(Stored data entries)
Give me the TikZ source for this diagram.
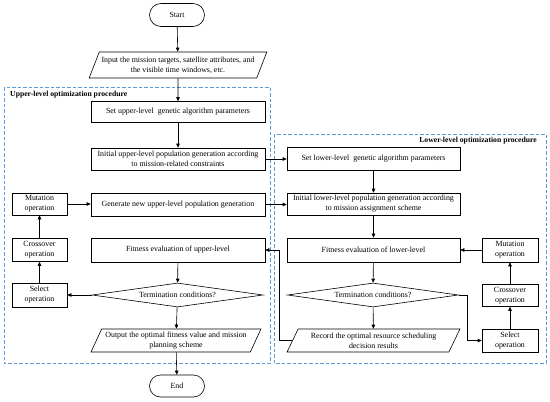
\documentclass[tikz,border=0pt]{standalone}
\usepackage{fontspec}
\setmainfont{Liberation Serif}
\usetikzlibrary{arrows.meta,shapes.geometric,shapes.misc}
\definecolor{dashblue}{RGB}{91,155,213}
\tikzset{
  base/.style={draw, line width=0.6pt, align=center, font=\fontsize{7.9}{10}\selectfont, inner sep=1pt},
  box/.style={base, rectangle, minimum width=#1, minimum height=23pt},
  term/.style={base, rounded rectangle, minimum width=57pt, minimum height=23pt},
  para/.style={base, trapezium, trapezium left angle=62, trapezium right angle=118, trapezium stretches=true, minimum width=#1, minimum height=24pt},
  dia/.style={base, diamond, aspect=7, minimum width=171pt, minimum height=24pt, inner sep=0pt},
  arr/.style={line width=0.6pt, -{Triangle[length=4pt,width=3.5pt]}},
  ln/.style={line width=0.6pt},
  grp/.style={draw=dashblue, line width=0.9pt, dash pattern=on 3.5pt off 2pt},
  grplabel/.style={font=\bfseries\fontsize{7.7}{9}\selectfont, inner sep=0pt}
}
\begin{document}
\begin{tikzpicture}[x=1pt,y=-1pt]
\useasboundingbox (0,0) rectangle (550,402);
% dashed groups
\draw[grp] (4,87) rectangle (270,363);
\draw[grp] (274,134) rectangle (546,363);
\node[grplabel, anchor=west] (ulab) at (10,95) {Upper-level optimization procedure};
\node[grplabel, anchor=east] (llab) at (537,141) {Lower-level optimization procedure};
% main column
\node[term] (start) at (177,15) {Start};
\node[para=178pt, minimum height=26pt] (input) at (178,65) {Input the mission targets, satellite attributes, and\\the visible time windows, etc.};
\node[box=174pt, minimum height=21pt] (setU) at (178,112) {Set upper-level\ \ genetic algorithm parameters};
\node[box=174pt, minimum height=22pt] (initU) at (178,159) {Initial upper-level population generation according\\to mission-related constraints};
\node[box=174pt] (genU) at (178,204.5) {Generate new upper-level population generation};
\node[box=174pt, minimum height=24pt] (fitU) at (178,250) {Fitness evaluation of upper-level};
\node[dia] (termU) at (177.5,295) {Termination conditions?};
\node[para=170pt, minimum height=23pt] (outU) at (176,340.5) {Output the optimal fitness value and mission\\planning scheme};
\node[term, minimum height=22pt] (end) at (177,386) {End};
% upper left column
\node[box=55pt, minimum height=22pt] (mutU) at (39.5,204) {Mutation\\operation};
\node[box=55pt] (croU) at (39.5,250) {Crossover\\operation};
\node[box=55pt, minimum height=24pt] (selU) at (39.5,295) {Select\\operation};
% lower level
\node[box=173pt] (setL) at (373.5,158.5) {Set lower-level\ \ genetic algorithm parameters};
\node[box=173pt, minimum height=22pt] (initL) at (373.5,204) {Initial lower-level population generation according\\to mission assignment scheme};
\node[box=173pt, minimum height=24pt] (fitL) at (373.5,250) {Fitness evaluation of lower-level};
\node[dia] (termL) at (373,295) {Termination conditions?};
\node[para=173pt, minimum height=23pt] (recL) at (373.5,340.5) {Record the optimal resource scheduling\\decision results};
\node[box=56pt, minimum height=24pt] (mutL) at (510,250) {Mutation\\operation};
\node[box=56pt, minimum height=22pt] (croL) at (510,295.5) {Crossover\\operation};
\node[box=56pt] (selL) at (510,340.5) {Select\\operation};
\coordinate (fb) at (279,250);
\coordinate (tl) at (467,295);
% connectors main
\draw[arr] (start) -- (input);
\draw[arr] (input) -- (setU);
\draw[arr] (setU) -- (initU);
\draw[arr] (fitU) -- (termU);
\draw[arr] (termU) -- (outU);
\draw[arr] (outU) -- (end);
\draw[arr] (termU.west) -- (selU.east);
\draw[arr] (selU) -- (croU);
\draw[arr] (croU) -- (mutU);
\draw[arr] (mutU.east) -- (mutU.east -| genU.west);
\draw[arr] (initU.east) -- (initU.east -| setL.west);
\draw[arr] (genU.east) -- (genU.east -| initL.west);
% lower
\draw[arr] (setL) -- (initL);
\draw[arr] (initL) -- (fitL);
\draw[arr] (fitL) -- (termL);
\draw[arr] (termL) -- (recL);
\draw[arr] (termL.east) -- (tl) |- (selL.west);
\draw[arr] (selL) -- (croL);
\draw[arr] (croL) -- (mutL);
\draw[arr] (mutL.west) -- (mutL.west -| fitL.east);
\draw[arr] (recL.left side) -| (fb) -- (fitU.east);
\end{tikzpicture}
\end{document}
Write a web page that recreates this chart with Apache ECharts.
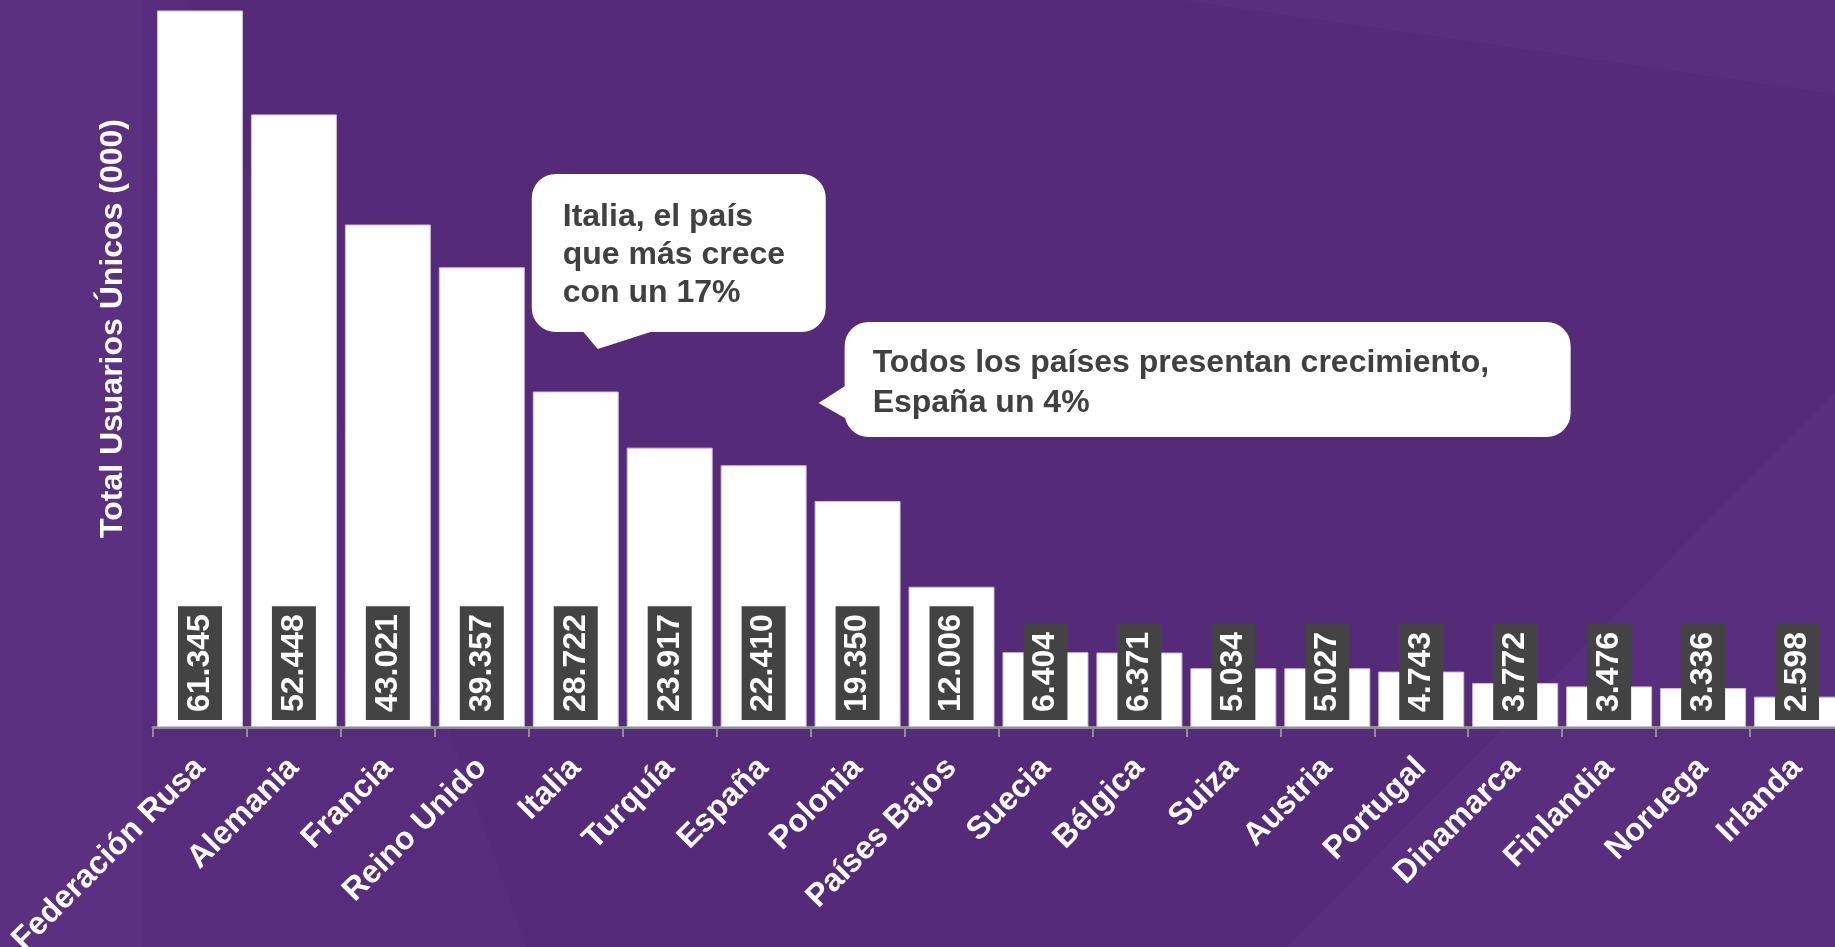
<!DOCTYPE html>
<html>
<head>
<meta charset="utf-8">
<title>Total Usuarios Únicos (000)</title>
<style>
  html, body { margin: 0; padding: 0; background: #552a79; overflow: hidden; }
  #chart { width: 1835px; height: 947px; }
</style>
<script src="https://cdn.jsdelivr.net/npm/echarts@6/dist/echarts.min.js"></script>
</head>
<body>
<div id="chart"></div>
<script>
// Unique users per country, in thousands
const countries = ['Federación Rusa', 'Alemania', 'Francia', 'Reino Unido', 'Italia', 'Turquía', 'España', 'Polonia', 'Países Bajos', 'Suecia', 'Bélgica', 'Suiza', 'Austria', 'Portugal', 'Dinamarca', 'Finlandia', 'Noruega', 'Irlanda'];
const users = [61345, 52448, 43021, 39357, 28722, 23917, 22410, 19350, 12006, 6404, 6371, 5034, 5027, 4743, 3772, 3476, 3336, 2598];
const axisTitle = 'Total Usuarios Únicos (000)';
const noteItalia = ['Italia, el país', 'que más crece', 'con un 17%'];
const noteEspana = ['Todos los países presentan crecimiento,', 'España un 4%'];

const FONT = '"Liberation Sans", Arial, sans-serif';
const BG = '#552a79';

// Spanish style thousands separator: 61345 -> 61.345
function fmt(v) {
  return String(v).replace(/\B(?=(\d{3})+(?!\d))/g, '.');
}

const chart = echarts.init(document.getElementById('chart'), null, { renderer: 'canvas' });

chart.setOption({
  backgroundColor: BG,
  animation: false,
  grid: { left: 153, right: -9, top: 0, bottom: 220, containLabel: false, outerBoundsMode: 'none' },
  xAxis: {
    type: 'category',
    data: countries,
    axisLine: { show: true, lineStyle: { color: '#8e8e8e', width: 3 } },
    axisTick: { show: true, length: 10, lineStyle: { color: '#8e8e8e', width: 2 } },
    axisLabel: {
      interval: 0,
      rotate: 45,
      margin: 36,
      color: '#ffffff',
      fontSize: 32,
      fontWeight: 'bold',
      fontFamily: FONT
    },
    splitLine: { show: false }
  },
  yAxis: {
    type: 'value',
    min: 0,
    max: 62240,
    name: axisTitle,
    nameLocation: 'middle',
    nameRotate: 90,
    nameGap: 24,
    nameTextStyle: {
      color: '#ffffff',
      fontSize: 32,
      fontWeight: 'bold',
      fontFamily: FONT,
      padding: [0, 0, 0, 70]
    },
    axisLine: { show: false },
    axisTick: { show: false },
    axisLabel: { show: false },
    splitLine: { show: false }
  },
  series: [{
    type: 'bar',
    data: users,
    barCategoryGap: '8.5%',
    itemStyle: { color: '#ffffff', borderColor: '#cdbfe0', borderWidth: 1 },
    label: {
      show: true,
      position: 'insideBottom',
      distance: 7,
      rotate: 90,
      align: 'left',
      verticalAlign: 'middle',
      color: '#ffffff',
      fontSize: 32,
      lineHeight: 32,
      fontWeight: 'bold',
      fontFamily: FONT,
      backgroundColor: '#434343',
      padding: [6, 8],
      formatter: p => fmt(p.value)
    }
  }]
});

// Slide background shapes and the two speech-bubble notes
function callout(id, x, y, w, h, tail, lines, tx, ty, size, lh) {
  return {
    type: 'group', id: id, z: 100,
    children: [
      { type: 'rect', shape: { x: x, y: y, width: w, height: h, r: 24 }, style: { fill: '#ffffff' }, z: 100 },
      { type: 'polygon', shape: { points: tail }, style: { fill: '#ffffff' }, z: 100 },
      {
        type: 'text', z: 101, x: tx, y: ty,
        style: {
          text: lines.join('\n'), fill: '#404040',
          font: 'bold ' + size + 'px ' + FONT,
          lineHeight: lh, verticalAlign: 'top', align: 'left'
        }
      }
    ]
  };
}

const itX = chart.convertToPixel({ xAxisIndex: 0 }, 'Italia');
const esX = chart.convertToPixel({ xAxisIndex: 0 }, 'España');

const tip1x = itX + 22, tip1y = 349;
const tip2x = esX + 55, tip2y = 403;

chart.setOption({
  graphic: [
    { type: 'rect', id: 'bgLeft', z: -10, silent: true, shape: { x: 0, y: 0, width: 142, height: 947 }, style: { fill: '#5c3080' } },
    { type: 'polygon', id: 'bgMid', z: -10, silent: true, shape: { points: [[142, 0], [187, 0], [527, 947], [142, 947]] }, style: { fill: '#582c7c' } },
    { type: 'polygon', id: 'bgTop', z: -10, silent: true, shape: { points: [[1182, 0], [1835, 0], [1835, 94]] }, style: { fill: '#5a2e7e' } },
    { type: 'polygon', id: 'bgBottom', z: -10, silent: true, shape: { points: [[1835, 392], [1835, 947], [1287, 947]] }, style: { fill: '#5a2e7e' } },
    callout('noteItalia', tip1x - 66, 174, 294, 158,
      [[tip1x - 16, 330], [tip1x, tip1y], [tip1x + 59, 330]],
      noteItalia, tip1x - 35, 198, 32, 38),
    callout('noteEspana', tip2x + 26, 322, 726, 115,
      [[tip2x + 28, 385], [tip2x, tip2y], [tip2x + 28, 419]],
      noteEspana, tip2x + 54, 343, 32, 40)
  ]
});
</script>
</body>
</html>
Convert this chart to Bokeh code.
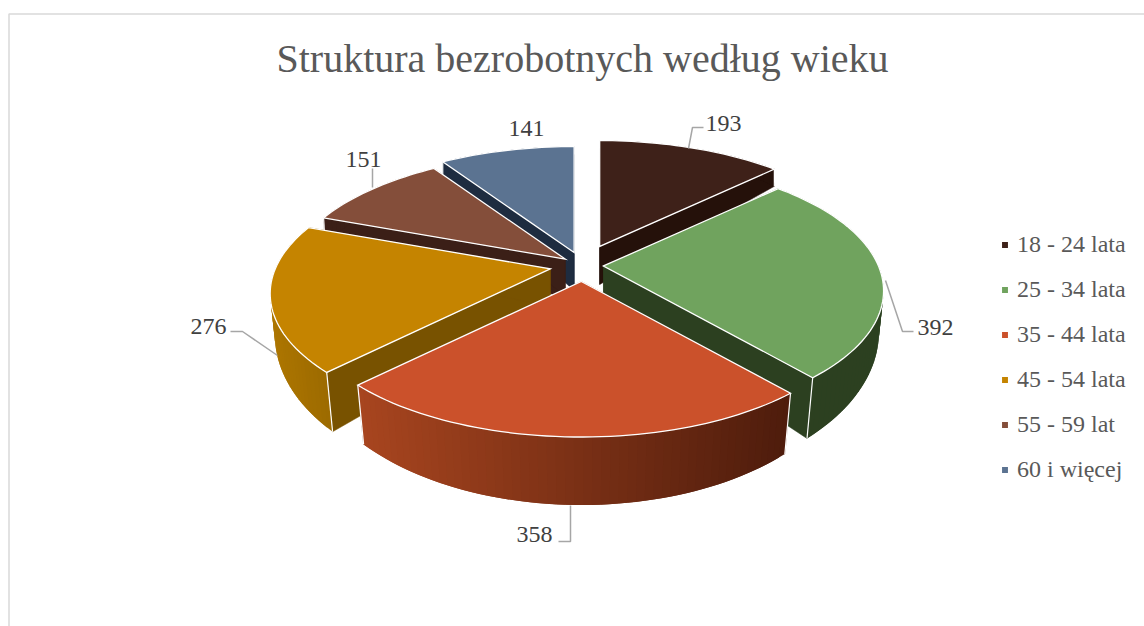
import numpy as np
from bokeh.plotting import figure
from bokeh.models import Range1d, Legend, LegendItem
from bokeh.core.properties import value
from bokeh.embed import file_html
from bokeh.resources import INLINE

# --- data ---
title = "Struktura bezrobotnych według wieku"
categories = ["18 - 24 lata", "25 - 34 lata", "35 - 44 lata", "45 - 54 lata", "55 - 59 lat", "60 i więcej"]
counts = [193, 392, 358, 276, 151, 141]

# --- styles ---
top_colors = ["#3e2119", "#70a35e", "#cb512b", "#c58400", "#844e3a", "#5b7391"]
side_colors = ["#25110a", "#2c4020", "#5a2010", "#785200", "#3b1f17", "#1e2c40"]
wall_left = ["#25110a", "#2c4020", "#a8451f", "#ad7600", "#3b1f17", "#1e2c40"]
wall_right = ["#25110a", "#2c4020", "#4e1c0c", "#9c6a00", "#3b1f17", "#1e2c40"]
explode = [44, 21, 34, 33, 22, 29]
draw_order = [5, 0, 4, 3, 1, 2]

# --- layout (screen pixels) ---
W, H = 1144, 626
CX, CY, RX, RY = 582, 265, 275, 126
PERSP, TILT = 0.19, 0.47
leaders = {0: [(688, 148), (692, 127), (703, 127)],
           1: [(885, 280), (902, 331), (913, 331)],
           2: [(570, 505), (570, 541), (558, 541)],
           3: [(277, 355), (242, 331), (230, 331)],
           4: [(372, 168), (372, 187)]}
label_pos = [(723, 123), (935, 327), (534, 534), (208, 326), (363, 159), (526, 128)]

p = figure(width=W, height=H, output_backend="svg", toolbar_location=None,
           x_range=Range1d(0, W), y_range=Range1d(H, 0),
           x_axis_location=None, y_axis_location=None, min_border=0)
p.grid.visible = False
p.outline_line_color = None
p.background_fill_color = "white"

# chart border (left and top only are on the page)
p.line([8.5, 8.5, W], [H, 13.5, 13.5], line_color="#d9d9d9", line_width=1.5)

fracs = np.array(counts) / sum(counts)
edges = np.concatenate([[0], np.cumsum(fracs)]) * 2 * np.pi


def hex2rgb(c):
    return np.array([int(c[i:i + 2], 16) for i in (1, 3, 5)], dtype=float)


def mix(a, b, t):
    v = hex2rgb(a) * (1 - t) + hex2rgb(b) * t
    return "#%02x%02x%02x" % tuple(int(round(x)) for x in v)


def depth(v):
    return 38 - 30 * v


def shrink(v):
    return max(0.0, 0.0186 * (0.7 - v))


def project(ax, ay, th):
    v = np.cos(th)
    w = 1 / (1 + PERSP * v)
    dx = RX * np.sin(th) * w
    dy = -RY * v * w
    top = (ax + dx, ay + dy)
    bot = (ax + dx * (1 - shrink(v)), ay + dy + depth(v))
    return top, bot


renderers = {}
for i in draw_order:
    t0, t1 = edges[i], edges[i + 1]
    mid = (t0 + t1) / 2
    ax = CX + explode[i] * np.sin(mid)
    ay = CY - TILT * explode[i] * np.cos(mid)
    thetas = np.linspace(t0, t1, max(int(np.degrees(t1 - t0) / 1.5), 8))
    pts = [project(ax, ay, t) for t in thetas]
    tops = [q[0] for q in pts]
    bots = [q[1] for q in pts]
    apex_bot = (ax, ay + depth(0))

    # straight side walls
    xs_r, ys_r = [], []
    for q in (pts[0], pts[-1]):
        xs_r.append([ax, q[0][0], q[1][0], apex_bot[0]])
        ys_r.append([ay, q[0][1], q[1][1], apex_bot[1]])
    p.patches(xs_r, ys_r, fill_color=side_colors[i], line_color=side_colors[i], line_width=0.5)

    # curved outer wall: each strip overlaps the next so that no seam shows
    xmin, xmax = min(q[0] for q in tops), max(q[0] for q in tops)
    xs_w, ys_w, cols = [], [], []
    for k in range(len(pts) - 1):
        n = min(k + 2, len(pts) - 1)
        xs_w.append([tops[k][0], tops[n][0], bots[n][0], bots[k][0]])
        ys_w.append([tops[k][1], tops[n][1], bots[n][1], bots[k][1]])
        f = ((tops[k][0] + tops[k + 1][0]) / 2 - xmin) / (xmax - xmin)
        cols.append(mix(wall_left[i], wall_right[i], f))
    p.patches(xs_w, ys_w, fill_color=cols, line_color=None)

    # white corners
    p.multi_line([[q[0][0], q[1][0]] for q in (pts[0], pts[-1])],
                 [[q[0][1], q[1][1]] for q in (pts[0], pts[-1])],
                 line_color="white", line_width=1.2)

    # top face
    renderers[i] = p.patch([ax] + [q[0] for q in tops], [ay] + [q[1] for q in tops],
                           fill_color=top_colors[i], line_color="white", line_width=1.3,
                           line_join="miter")

# leader lines
for pts in leaders.values():
    p.line([q[0] for q in pts], [q[1] for q in pts], line_color="#a6a6a6", line_width=1.5)

# data labels
p.text([q[0] for q in label_pos], [q[1] for q in label_pos], text=[str(c) for c in counts],
       text_font=value("Liberation Serif"), text_font_size="24px", text_color="#404040",
       text_align="center", text_baseline="middle")

# title
p.text([582], [58], text=[title], text_font=value("Liberation Serif"), text_font_size="40px",
       text_color="#595959", text_align="center", text_baseline="middle")

# legend
legend = Legend(items=[LegendItem(label=categories[i], renderers=[renderers[i]]) for i in range(6)],
                location=(1000, 143), orientation="vertical",
                background_fill_alpha=0, border_line_color=None,
                glyph_width=9, glyph_height=9, label_standoff=8, spacing=18, margin=0, padding=8,
                label_text_font="Liberation Serif", label_text_font_size="24px",
                label_text_color="#595959", label_height=25, label_text_baseline="middle")
p.add_layout(legend, "center")

open("out.html", "w").write(file_html(p, INLINE))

__WHAT YOU HAVE TO DO__:
Only the lines from the one containing "Convert this chart to Bokeh code." down to the one containing "counts = [193, 392, 358, 276, 151, 141]" should be copied, exactly and with both ends kept. Drop the pictures.

__FINAL RESULT__:
Convert this chart to Bokeh code.
import numpy as np
from bokeh.plotting import figure
from bokeh.models import Range1d, Legend, LegendItem
from bokeh.core.properties import value
from bokeh.embed import file_html
from bokeh.resources import INLINE

# --- data ---
title = "Struktura bezrobotnych według wieku"
categories = ["18 - 24 lata", "25 - 34 lata", "35 - 44 lata", "45 - 54 lata", "55 - 59 lat", "60 i więcej"]
counts = [193, 392, 358, 276, 151, 141]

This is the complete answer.